* _Problem statement_
Begin with the first line and repeat exactly through the line containing "3000, step: 500"; leave every image out.
-- Start of Data lines --
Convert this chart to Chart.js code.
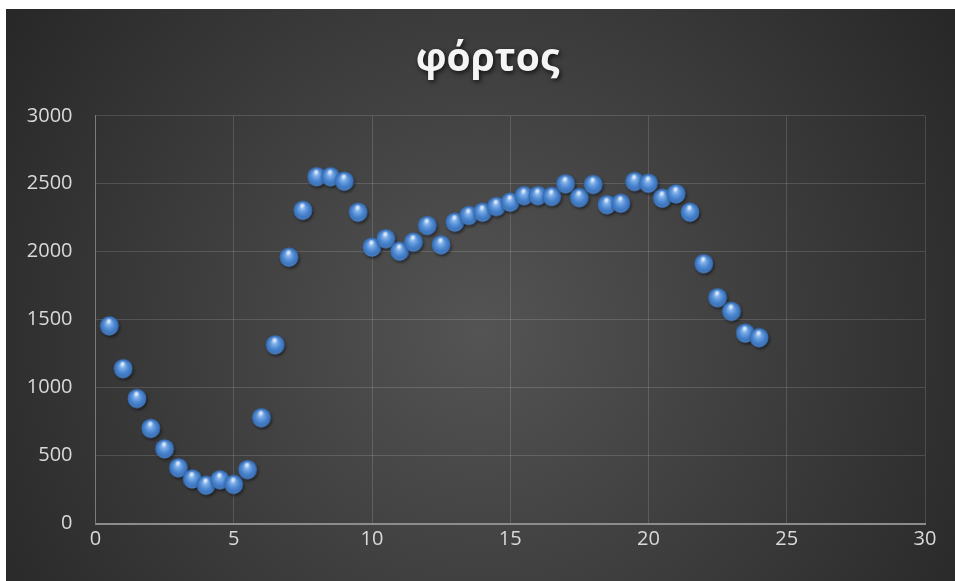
<!DOCTYPE html>
<html>
<head>
<meta charset="utf-8">
<script src="https://cdn.jsdelivr.net/npm/chart.js@4/dist/chart.umd.min.js"></script>
<style>
  html, body { margin: 0; padding: 0; background: #ffffff; }
  #wrap { position: absolute; left: 6px; top: 9px; width: 949px; height: 572px; }
</style>
</head>
<body>
<div id="wrap"><canvas id="chart" width="949" height="572"></canvas></div>
<script>
// Hour of day (x) and load (y)
const hours = [0.5, 1, 1.5, 2, 2.5, 3, 3.5, 4, 4.5, 5, 5.5, 6, 6.5, 7, 7.5, 8, 8.5, 9, 9.5, 10,
  10.5, 11, 11.5, 12, 12.5, 13, 13.5, 14, 14.5, 15, 15.5, 16, 16.5, 17, 17.5, 18, 18.5, 19, 19.5, 20,
  20.5, 21, 21.5, 22, 22.5, 23, 23.5, 24];
const loadValues = [1455, 1140, 920, 700, 550, 410, 328, 282, 322, 288, 397, 779, 1315, 1960, 2305, 2552, 2552, 2519, 2291, 2034,
  2096, 2004, 2071, 2193, 2051, 2218, 2267, 2291, 2333, 2365, 2413, 2413, 2407, 2500, 2398, 2495, 2346, 2357, 2517, 2504,
  2394, 2426, 2291, 1912, 1662, 1561, 1401, 1368];
const chartTitle = 'φόρτος';
const xTicks = { min: 0, max: 30, step: 5 };
const yTicks = { min: 0, max: 3000, step: 500 };

// Glossy blue sphere used as the marker
function makeSphere() {
  const size = 28, c = size / 2, r = 9.4;
  const cv = document.createElement('canvas');
  cv.width = size; cv.height = size;
  const g = cv.getContext('2d');
  // soft drop shadow
  g.save();
  g.shadowColor = 'rgba(0,0,0,0.55)';
  g.shadowBlur = 3;
  g.shadowOffsetX = 1.2;
  g.shadowOffsetY = 1.8;
  g.beginPath(); g.arc(c, c, r, 0, Math.PI * 2);
  g.fillStyle = '#3a6fb3';
  g.fill();
  g.restore();
  // body
  const body = g.createRadialGradient(c - 1, c - 3.5, 0.5, c, c, r);
  body.addColorStop(0, '#bcd8f8');
  body.addColorStop(0.25, '#78aae6');
  body.addColorStop(0.6, '#4b86d0');
  body.addColorStop(0.9, '#3b71b8');
  body.addColorStop(1, '#2f5f9f');
  g.beginPath(); g.arc(c, c, r, 0, Math.PI * 2);
  g.fillStyle = body; g.fill();
  // bottom rim
  const rim = g.createLinearGradient(0, c + 3, 0, c + r);
  rim.addColorStop(0, 'rgba(120,170,230,0)');
  rim.addColorStop(1, 'rgba(130,180,235,0.35)');
  g.beginPath(); g.arc(c, c, r - 0.6, 0.15 * Math.PI, 0.85 * Math.PI);
  g.strokeStyle = rim; g.lineWidth = 1.2; g.stroke();
  // highlight
  const hl = g.createRadialGradient(c - 0.5, c - 5, 0, c - 0.5, c - 5, 3.2);
  hl.addColorStop(0, 'rgba(255,255,255,0.85)');
  hl.addColorStop(1, 'rgba(255,255,255,0)');
  g.beginPath(); g.ellipse(c - 0.5, c - 5, 3.6, 2.4, 0, 0, Math.PI * 2);
  g.fillStyle = hl; g.fill();
  return cv;
}

const backdrop = {
  id: 'backdrop',
  beforeDraw(chart) {
    const { ctx, width, height } = chart;
    ctx.save();
    const grad = ctx.createRadialGradient(width * 0.5, height * 0.56, 0, width * 0.5, height * 0.56, width * 0.62);
    grad.addColorStop(0, '#545454');
    grad.addColorStop(1, '#262626');
    ctx.fillStyle = grad;
    ctx.fillRect(0, 0, width, height);
    ctx.restore();
  }
};

const points = hours.map((h, i) => ({ x: h, y: loadValues[i] }));
const tickFont = { family: '"Open Sans", sans-serif', size: 20 };

const chart = new Chart(document.getElementById('chart'), {
  type: 'scatter',
  data: {
    datasets: [{
      label: chartTitle,
      data: points,
      pointStyle: makeSphere(),
      pointRadius: 10,
      pointHoverRadius: 10
    }]
  },
  plugins: [backdrop],
  options: {
    responsive: false,
    animation: false,
    events: [],
    layout: { padding: { left: 0, right: 30, top: 0, bottom: 0 } },
    plugins: {
      legend: { display: false },
      tooltip: { enabled: false },
      title: {
        display: true,
        text: chartTitle,
        color: '#f5f5f5',
        font: { family: '"Open Sans", sans-serif', size: 39, weight: 'bold', lineHeight: 1.2 },
        padding: { top: 27, bottom: 33 }
      }
    },
    scales: {
      x: {
        type: 'linear',
        min: xTicks.min, max: xTicks.max,
        ticks: { stepSize: xTicks.step, color: '#d9d9d9', font: tickFont, padding: 4 },
        grid: { color: 'rgba(255,255,255,0.14)', lineWidth: 1, drawTicks: false },
        border: { color: '#8c8c8c', width: 2 },
        afterFit(scale) { scale.height = 57.5; }
      },
      y: {
        type: 'linear',
        min: yTicks.min, max: yTicks.max,
        ticks: {
          stepSize: yTicks.step, color: '#d9d9d9', font: tickFont, padding: 23,
          callback: (v) => String(v)
        },
        grid: { color: 'rgba(255,255,255,0.14)', lineWidth: 1, drawTicks: false },
        border: { color: '#7a7a7a', width: 1 },
        afterFit(scale) { scale.width = 89.5; }
      }
    }
  }
});

// Title: centred on the whole card and given a soft drop shadow
const titleBox = chart.titleBlock;
if (titleBox) {
  const drawTitle = titleBox.draw.bind(titleBox);
  titleBox.draw = function (area) {
    const ctx = chart.ctx;
    const shift = (chart.width / 2 + 7) - (titleBox.left + titleBox.right) / 2;
    ctx.save();
    ctx.translate(shift, 0);
    ctx.shadowColor = 'rgba(0,0,0,0.75)';
    ctx.shadowBlur = 5;
    ctx.shadowOffsetX = 1.5;
    ctx.shadowOffsetY = 2.5;
    drawTitle(area);
    ctx.restore();
  };
  chart.draw();
}
</script>
</body>
</html>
-- End of Data lines --
* _Correct answer_
Convert this chart to Chart.js code.
<!DOCTYPE html>
<html>
<head>
<meta charset="utf-8">
<script src="https://cdn.jsdelivr.net/npm/chart.js@4/dist/chart.umd.min.js"></script>
<style>
  html, body { margin: 0; padding: 0; background: #ffffff; }
  #wrap { position: absolute; left: 6px; top: 9px; width: 949px; height: 572px; }
</style>
</head>
<body>
<div id="wrap"><canvas id="chart" width="949" height="572"></canvas></div>
<script>
// Hour of day (x) and load (y)
const hours = [0.5, 1, 1.5, 2, 2.5, 3, 3.5, 4, 4.5, 5, 5.5, 6, 6.5, 7, 7.5, 8, 8.5, 9, 9.5, 10,
  10.5, 11, 11.5, 12, 12.5, 13, 13.5, 14, 14.5, 15, 15.5, 16, 16.5, 17, 17.5, 18, 18.5, 19, 19.5, 20,
  20.5, 21, 21.5, 22, 22.5, 23, 23.5, 24];
const loadValues = [1455, 1140, 920, 700, 550, 410, 328, 282, 322, 288, 397, 779, 1315, 1960, 2305, 2552, 2552, 2519, 2291, 2034,
  2096, 2004, 2071, 2193, 2051, 2218, 2267, 2291, 2333, 2365, 2413, 2413, 2407, 2500, 2398, 2495, 2346, 2357, 2517, 2504,
  2394, 2426, 2291, 1912, 1662, 1561, 1401, 1368];
const chartTitle = 'φόρτος';
const xTicks = { min: 0, max: 30, step: 5 };
const yTicks = { min: 0, max: 3000, step: 500 };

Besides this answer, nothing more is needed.